Nota introdutória sobre a nova portaria da CIT que trata das transferências SUS fundo a fundo

Francisco R. Funcia*
Economista e Mestre em Economia Política (PUC-SP), consultor técnico do Conselho Nacional de Saúde e diretor da ABrES (Associação Brasileira de Economia da Saúde)
 

Uma nova portaria – que tratou da criação das modalidades custeio e investimento para a transferência federal de recursos SUS fundo a fundo para Estados, Distrito Federal e Municípios em substituição aos blocos de financiamento da portaria 204 do Ministério da Saúde – foi aprovada na CIT (Comissão Intergestores Tripartite) na reunião de 26 de janeiro passado.

 

Em linhas gerais, essa mudança deveria ser valorizada pela desburocratização do processo de financiamento do SUS, possibilitando maior flexibilidade operacional na utilização dos recursos, objeto de demanda antiga principalmente dos gestores públicos, mas não pode ser analisada de forna descontextualizada.

 

Nos termos do artigo 17 da Lei Complementar 141/2012, os termos dessa nova portaria, bem como os demais critérios de rateio que ainda deverão ser estabelecidos pela CIT para a definição dos valores das transferências de recursos federais do SUS fundo a fundo para Estados, Distrito Federal e Municípios, deverão ser objeto de análise e deliberação do pleno do Conselho Nacional de Saúde antes de entrarem em vigor.

 

O fato dessa nova portaria possibilitar a desburocratização da utilização dos recursos SUS e atender a uma reivindicação antiga dos gestores não pode ser considerada uma condição suficiente para aprovação imediata da medida, considerando o contexto atual do financiamento das políticas sociais, em particular da seguridade social e do SUS, vitimadas por um processo que parece caracterizar um desmonte do regramento constitucional da garantia dos direitos de cidadania no estágio ainda incipiente de construção do Estado de Bem Estar no Brasil.

 

Por exemplo, havia uma comissão formada por especialistas e gestores sob coordenação do Ministério da Saúde desde 2012, que estudava uma mudança da portaria 204 para a redefinição dos critérios atuais (sob a forma dos blocos de financiamento) de transferências federais de recursos SUS fundo a fundo para Estados, Distrito Federal e Municípios.
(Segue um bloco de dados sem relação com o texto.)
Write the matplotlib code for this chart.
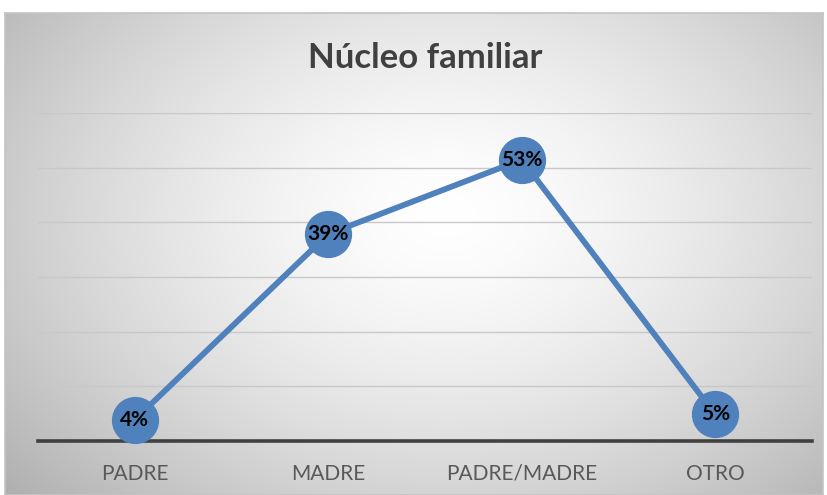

Seria muito importante saber do Ministério da Saúde o estado da arte dos trabalhos dessa comissão e qual é a relação que será estabelecida com os encaminhamentos posteriores para a complementação dessa medida inicial e preliminar criada pela nova portaria CIT – criação das modalidades de custeio e investimento para a transferência federal de recursos fundo a fundo em substituição aos blocos da portaria 204.

 

Sem esses critérios complementares, essa nova portaria poderá gerar distorções no processo de financiamento do SUS, pois poderá provocar a realocação de recursos da atenção básica, assistência farmacêutica e vigilância em saúde para a média e alta complexidade no contexto do desfinanciamento a ser gerado pela Emenda Cinstitucional 95/2016. Essa portaria agrada muito aos gestores no contexto da crise fiscal, mas tenderá a fortalecer o financiamento do modelo atualmente baseado na Media e Alta Complexidade, que gera demanda por recursos adicionais e de forma organizada e oligopolista pelos hospitais privados e filantrópicos contratados pelos Estados, Distrito Federal e Municípios.

 

Enfim, é preciso ter cuidado em manifestações explícitas de apoio ou crítica à nova portaria sem que se tenha acumulado uma reflexão mínima à luz do atual contexto, ouvindo atentamente usuários, trabalhadores e gestores do SUS, além dos pesquisadores de universudades e integrantes do movimento da reforma sanitária e dos movimentos sociais, instituições e entidades de defesa do SUS. Do contrário, a falta de unidade do campo progressista da saúde pública levará ao fortalecimento das ações unitárias de desmonte do SUS pelo campo conservador e pró-mercado explicitamente manifestadas na atual realidade política brasileira.